2. Keberanian berpikir kritis, agar tidak terjebak dalam rutinitas administratif semata.
3. Kemandirian gerak, sebagai bentuk pembebasan dari ketergantungan politik maupun ekonomi yang melemahkan daya juang pemuda.
Sebagai organisasi sosial kepemudaan, Karang Taruna Soa Romdidi memiliki peluang besar untuk menjadi motor penggerak perubahan di Desa Saria dalam empat ranah utama:
1. Pendidikan:
Melalui inisiatif seperti Sekolah Desa, bimbingan belajar, dan literasi digital, Karang Taruna dapat menjadi jembatan pengetahuan di tengah kesenjangan pendidikan yang masih terasa. Pendidikan bukan hanya soal ruang kelas, tetapi bagaimana pemuda mampu menumbuhkan kesadaran berpikir kritis di kalangan masyarakat desa.
2. Ekonomi:
Di era ekonomi digital, pemuda harus mampu menciptakan model ekonomi kreatif berbasis potensi lokal, seperti pengembangan teknologi pada sektor kelautan, UMKM berbasis teknologi, hingga promosi wisata budaya Desa Saria. Karang Taruna dapat menjadi penggerak koperasi pemuda atau usaha bersama yang menumbuhkan kemandirian ekonomi desa.
3. Sosial:
Dalam konteks sosial, pemuda harus hadir sebagai agen integrasi sosial, meminimalisir konflik internal desa, serta memperkuat solidaritas antarwarga. Gerakan sosial yang humanis menjadi bentuk konkret sumpah “bertumpah darah satu, berbangsa satu, berbahasa satu” di level desa.
4. Politik:
Pemuda tidak boleh alergi terhadap politik, sebab politik adalah ruang perjuangan nilai. Karang Taruna Soa Romdidi perlu melahirkan kesadaran politik etis dan partisipatif, yang berorientasi pada pelayanan dan advokasi kebijakan publik di tingkat desa.

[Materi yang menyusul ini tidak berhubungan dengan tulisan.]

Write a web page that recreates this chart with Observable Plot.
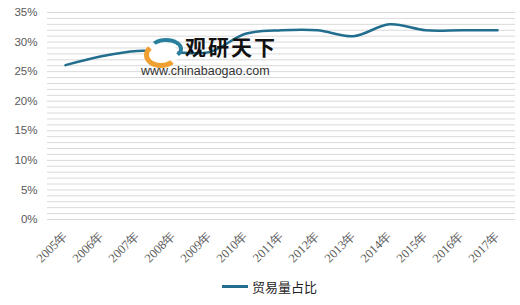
<!DOCTYPE html>
<html>
<head>
<meta charset="utf-8">
<script src="https://cdn.jsdelivr.net/npm/d3@7"></script>
<script src="https://cdn.jsdelivr.net/npm/@observablehq/plot@0.6"></script>
<style>
  html, body { margin: 0; padding: 0; background: #fff; }
  #wrap { position: relative; width: 520px; height: 305px; overflow: hidden; font-family: "Noto Sans CJK SC", "Noto Sans", sans-serif; }
  #legend { position: absolute; left: 222px; top: 277px; display: flex; align-items: center; font-size: 13px; color: #222; }
  #legend .sw { width: 26px; height: 3px; background: #226e8f; margin-right: 4px; }
  #wm { position: absolute; left: 141px; top: 36px; pointer-events: none; }
  #wm .brand { position: absolute; left: 44px; top: -3px; font-size: 21px; line-height: 26px; font-weight: 700; color: #111; letter-spacing: 2px; white-space: nowrap; font-family: "Noto Sans CJK SC", sans-serif; }
  #wm .url { position: absolute; left: 0px; top: 28px; font-size: 12.5px; line-height: 14px; color: #333; white-space: nowrap; font-family: "Liberation Sans", Arial, sans-serif; }
  #wm .logo1 { position: absolute; left: 3px; top: 6px; width: 24px; height: 16px; border-radius: 50%; border: 5px solid #f0a030; border-top-color: transparent; border-right-color: transparent; background: #fff; }
  #wm .logo2 { position: absolute; left: 8px; top: 2px; width: 26px; height: 14px; border-radius: 50%; border: 4px solid #2a7f9e; border-bottom-color: transparent; border-left-color: transparent; }
</style>
</head>
<body>
<div id="wrap">
  <div id="chart"></div>
  <div id="wm">
    <div class="logo1"></div>
    <div class="logo2"></div>
    <div class="brand">观研天下</div>
    <div class="url">www.chinabaogao.com</div>
  </div>
  <div id="legend"><div class="sw"></div><span>贸易量占比</span></div>
</div>
<script>
const years = ["2005年","2006年","2007年","2008年","2009年","2010年","2011年","2012年","2013年","2014年","2015年","2016年","2017年"];
const shares = [26.1, 27.6, 28.5, 28.3, 28.3, 31.4, 32.0, 32.0, 31.0, 33.0, 32.0, 32.0, 32.0];
const yTicks = [0, 5, 10, 15, 20, 25, 30, 35];
const gridTicks = d3.range(0, 36, 1);
const seriesName = "贸易量占比";

const data = years.map((y, i) => ({year: y, value: shares[i]}));

const chart = Plot.plot({
  width: 520,
  height: 270,
  marginLeft: 47,
  marginRight: 5,
  marginTop: 12,
  marginBottom: 51,
  style: {background: "transparent", overflow: "visible"},
  x: {type: "point", domain: years, padding: 0.5, label: null},
  y: {domain: [0, 35], label: null},
  marks: [
    Plot.ruleY(gridTicks, {y: d => d, stroke: "#d9d9d9", strokeWidth: 1}),
    Plot.axisY(yTicks, {tickSize: 0, tickPadding: 10, tickFormat: d => d + "%", fontSize: 11.5, fill: "#595959", fontFamily: "Liberation Sans, Arial, sans-serif", label: null}),
    Plot.axisX({tickSize: 0, tickPadding: 14, tickRotate: -45, fontSize: 12.5, fill: "#595959", fontFamily: "Liberation Serif, serif", label: null}),
    Plot.line(data, {x: "year", y: "value", stroke: "#226e8f", strokeWidth: 2.5, curve: "catmull-rom"})
  ]
});
document.getElementById("chart").appendChild(chart);
</script>
</body>
</html>
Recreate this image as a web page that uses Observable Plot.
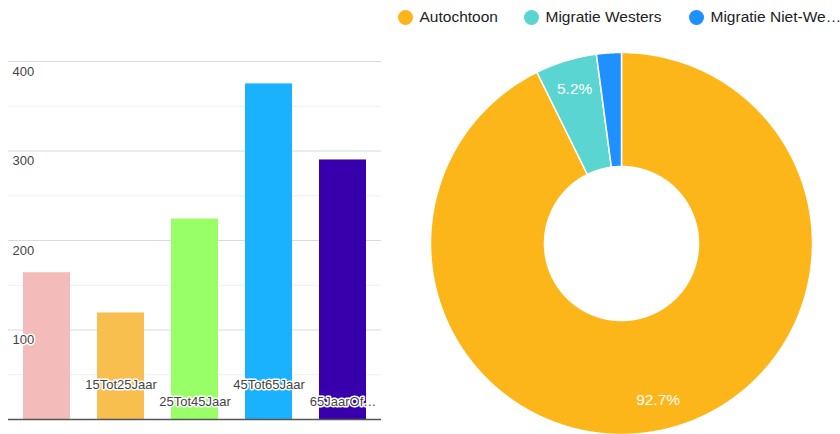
<!DOCTYPE html>
<html><head><meta charset="utf-8">
<script src="https://cdn.jsdelivr.net/npm/d3@7"></script>
<script src="https://cdn.jsdelivr.net/npm/@observablehq/plot@0.6"></script>
<style>
html,body{margin:0;padding:0;background:#fff;}
#wrap{position:relative;width:840px;height:434px;overflow:hidden;font-family:"Liberation Sans",Arial,sans-serif;}
#bars{position:absolute;left:0;top:0;}
#donut{position:absolute;left:420px;top:0;}
.lg{position:absolute;top:0;height:34px;display:flex;align-items:center;font-size:15.5px;color:#222;white-space:nowrap;}
.lg .dot{width:15px;height:15px;border-radius:50%;margin-right:7px;}
</style>
</head><body>
<div id="wrap"><div id="bars"></div><div id="donut"></div></div>
<script>
// ---- data: bar chart ----
const ageGroups = ["0Tot15Jaar", "15Tot25Jaar", "25Tot45Jaar", "45Tot65Jaar", "65JaarOfOuder"];
const ageLabels = ["", "15Tot25Jaar", "25Tot45Jaar", "45Tot65Jaar", "65JaarOf…"];
const ageCounts = [164, 119, 224, 375, 290];
const ageColors = ["#f4bbbb", "#f8be4e", "#99ff66", "#1ab2ff", "#3800ad"];
const yTickValues = [100, 200, 300, 400];
const gridMajor = [100, 200, 300, 400];
const gridMinor = [50, 150, 250, 350];

// ---- data: donut ----
const origins = ["Autochtoon", "Migratie Westers", "Migratie Niet-Westers"];
const originLegend = ["Autochtoon", "Migratie Westers", "Migratie Niet-We…"];
const originShares = [92.7, 5.2, 2.1];
const originColors = ["#fdb619", "#5ad5d1", "#1e90ff"];
const sliceLabels = ["92.7%", "5.2%", ""];

// ---- bar chart ----
const barData = ageGroups.map((g, i) => ({g, v: ageCounts[i], label: ageLabels[i], row: i % 2}));
const halo = {stroke: "white", strokeWidth: 3, fill: "#444", fontSize: 13, fontFamily: "Liberation Sans, Arial, sans-serif"};
const bars = Plot.plot({
  width: 400, height: 434,
  marginLeft: 8, marginRight: 19, marginTop: 61, marginBottom: 15,
  x: {domain: ageGroups, paddingInner: 0.36, paddingOuter: 0.185, axis: null},
  y: {domain: [0, 400], axis: null},
  color: {domain: ageGroups, range: ageColors},
  marks: [
    Plot.ruleY(gridMinor, {stroke: "#efefef", strokeWidth: 1}),
    Plot.ruleY(gridMajor, {stroke: "#dadada", strokeWidth: 1}),
    Plot.barY(barData, {x: "g", y: "v", fill: "g"}),
    Plot.ruleY([0], {stroke: "#555", strokeWidth: 1.6}),
    Plot.text(yTickValues, {y: d => d, text: d => String(d), frameAnchor: "left", textAnchor: "start", dx: 4, dy: 10, ...halo}),
    Plot.text(barData.filter(d => d.row === 1), {x: "g", text: "label", frameAnchor: "bottom", dy: -31, ...halo}),
    Plot.text(barData.filter(d => d.row === 0), {x: "g", text: "label", frameAnchor: "bottom", dy: -13.6, ...halo})
  ]
});
document.getElementById("bars").appendChild(bars);

// ---- donut ----
const R = 191, R0 = 77, RL = 161;
const arcs = d3.pie().sort(null).value(d => d)(originShares);
const sliceMarks = arcs.map((p, i) => {
  const n = Math.max(4, Math.ceil((p.endAngle - p.startAngle) / 0.005));
  const pts = [];
  for (let k = 0; k <= n; k++) { const a = p.startAngle + (p.endAngle - p.startAngle) * k / n; pts.push({x: R * Math.sin(a), y: R * Math.cos(a)}); }
  for (let k = n; k >= 0; k--) { const a = p.startAngle + (p.endAngle - p.startAngle) * k / n; pts.push({x: R0 * Math.sin(a), y: R0 * Math.cos(a)}); }
  pts.push(pts[0]);
  return Plot.line(pts, {x: "x", y: "y", fill: originColors[i], stroke: "white", strokeWidth: 1.5, curve: "linear"});
});
const labelData = arcs.map((p, i) => {
  const m = (p.startAngle + p.endAngle) / 2;
  return {x: RL * Math.sin(m), y: RL * Math.cos(m), t: sliceLabels[i]};
}).filter(d => d.t);
const donut = Plot.plot({
  width: 420, height: 434,
  marginLeft: 0, marginRight: 0, marginTop: 0, marginBottom: 0,
  x: {domain: [-201, 219], axis: null},
  y: {domain: [-191, 243], axis: null},
  marks: [
    ...sliceMarks,
    Plot.text(labelData, {x: "x", y: "y", text: "t", fill: "white", fontSize: 15.5, fontFamily: "Liberation Sans, Arial, sans-serif"})
  ]
});
document.getElementById("donut").appendChild(donut);

// ---- legend ----
const legendLeft = [397.5, 523.5, 688.5];
const wrap = document.getElementById("wrap");
originLegend.forEach((name, i) => {
  const el = document.createElement("div");
  el.className = "lg";
  el.style.left = legendLeft[i] + "px";
  const dot = document.createElement("span");
  dot.className = "dot";
  dot.style.background = originColors[i];
  const tx = document.createElement("span");
  tx.textContent = name;
  el.appendChild(dot); el.appendChild(tx);
  wrap.appendChild(el);
});
</script>
</body></html>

Dalam refleksi Hari Sumpah Pemuda, Karang Taruna Soa Romdidi Desa Saria perlu memaknai sumpah 1928 bukan sekadar simbol sejarah, tetapi manifesto moral: bahwa kesetiaan pada tanah air harus diterjemahkan dalam kesetiaan pada pengabdian lokal.
Revolusi hari ini bukan lagi melawan penjajah bersenjata, tetapi melawan ketertinggalan, kemiskinan, dan apatisme (tidak peduli) terhadap hal-hal sosial. Pemuda Desa Saria, melalui Karang Taruna Soa Romdidi, ditantang untuk membuktikan bahwa perubahan besar bisa lahir dari ruang kecil, dari komunitas, dari niat tulus untuk bergerak.
Hari Sumpah Pemuda 2025 harus menjadi momentum evaluasi dan afirmasi: bahwa pemuda bukan hanya objek pembangunan, tetapi subjek perubahan sosial. Karang Taruna Soa Romdidi Desa Saria kini memegang estafet sejarah itu.
Dengan kepemimpinan yang kritis dan revolusioner, mereka bukan hanya menjaga semangat persatuan, tetapi juga menyalakan bara perubahan — dari Saria, untuk Halmahera Barat, dan untuk Indonesia.